Crise da fiscalização e a derrubada da norma sobre o Pix
A Receita Federal já vinha enfrentando dificuldades em monitorar as operações de Pix, pois o sistema foi criado para ser ágil e sem as mesmas exigências de registro das transações que existem para instituições financeiras tradicionais.
Para tentar controlar essas operações, a Receita criou uma norma que obrigava as fintechs a informar as movimentações realizadas por seus clientes, ampliando a fiscalização. No entanto, essa norma foi atacada por grupos de oposição com alegações falsas e foi revogada, causando um retrocesso nas investigações.
No passado, a Receita Federal e a Polícia Federal realizaram diversas buscas e apreensões, especialmente em estados como São Paulo e Santa Catarina, com foco na investigação de redes que usavam fintechs para a movimentação de dinheiro ilícito. Apesar dessas ações, a falta de uma fiscalização contínua deixou espaço para que novos grupos criminosos continuassem suas atividades sem o devido controle.
Impacto na operação das fintechs e a vulnerabilidade do sistema
A revogação da instrução normativa enfraqueceu o poder de fiscalização sobre as fintechs, que agora não são mais obrigadas a reportar as movimentações financeiras detalhadamente. Enquanto instituições financeiras tradicionais enviam informações detalhadas para a plataforma e-financeira da Receita, as fintechs operam com menos transparência, dificultando o trabalho da Receita Federal e da Polícia Federal.
A Receita esclarece que a plataforma e-financeira informa as transações realizadas, mas sem especificar o tipo de operação, como se foi um Pix ou uma transferência tradicional. Além disso, a plataforma não compartilha dados detalhados com o Banco Central, o que dificulta a coordenação de informações entre as autoridades fiscais e monetárias, um grande obstáculo para o combate à lavagem de dinheiro.
Reação do governo e o impacto no combate à lavagem de dinheiro
A crise gerada pela revogação da norma deixou claro que a falta de fiscalização eficaz cria um terreno fértil para o uso de fintechs em esquemas criminosos. O governo, embora tenha esclarecido que a medida não visava aumentar a tributação, alegou que a norma estava em conformidade com as leis de sigilo bancário e fiscal.
No entanto, o fato de que fintechs continuam a operar sem a necessidade de reportar detalhadamente suas transações deixa um buraco na fiscalização, permitindo que organizações criminosas manipulem os sistemas financeiros sem serem detectadas.

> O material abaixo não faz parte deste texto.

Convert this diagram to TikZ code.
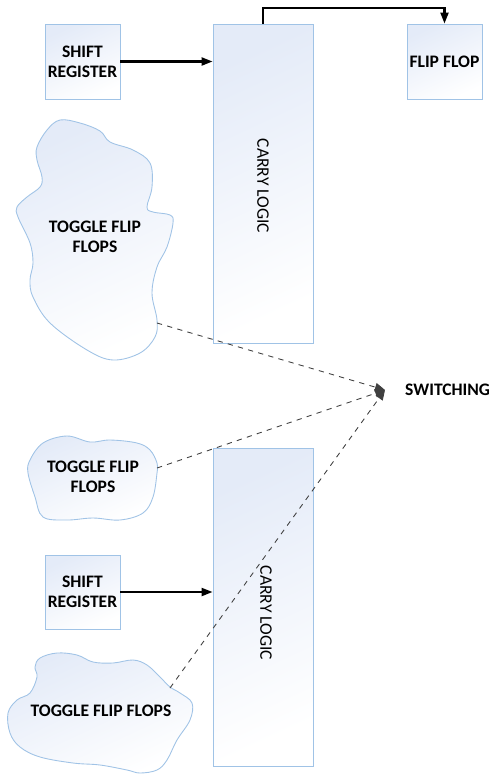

A Polícia Federal, por sua vez, continua realizando investigações, mas os desafios aumentaram com a mudança nas regras de fiscalização. Isso mostra a fragilidade do sistema de controle atual, que depende de regulamentos mais rígidos para garantir que as fintechs não sejam usadas para fins ilícitos.
Futuro da fiscalização das fintechs e a necessidade de um sistema mais robusto
É evidente que as fintechs desempenham um papel crucial na transformação do sistema financeiro, mas também geram riscos quando não são devidamente regulamentadas. A crise de fiscalização do Pix revelou falhas no sistema de controle, e as autoridades fiscais e de segurança pública precisarão se unir para criar uma rede mais segura de monitoramento dessas transações.
Para o futuro, é fundamental que o governo federal e as instituições financeiras encontrem uma forma de equilibrar a inovação trazida pelas fintechs com a necessidade de transparência e controle. Uma solução seria o aprimoramento das tecnologias de rastreamento de transações financeiras, com a inclusão de mais dados para que a Receita Federal tenha acesso a informações completas, sem comprometer os direitos de sigilo bancário.
O futuro do controle sobre essas plataformas digitais depende de uma colaboração entre governo, instituições financeiras e órgãos de segurança, para que a tecnologia não seja usada para fins ilícitos, mas sim para promover um sistema financeiro mais seguro e transparente.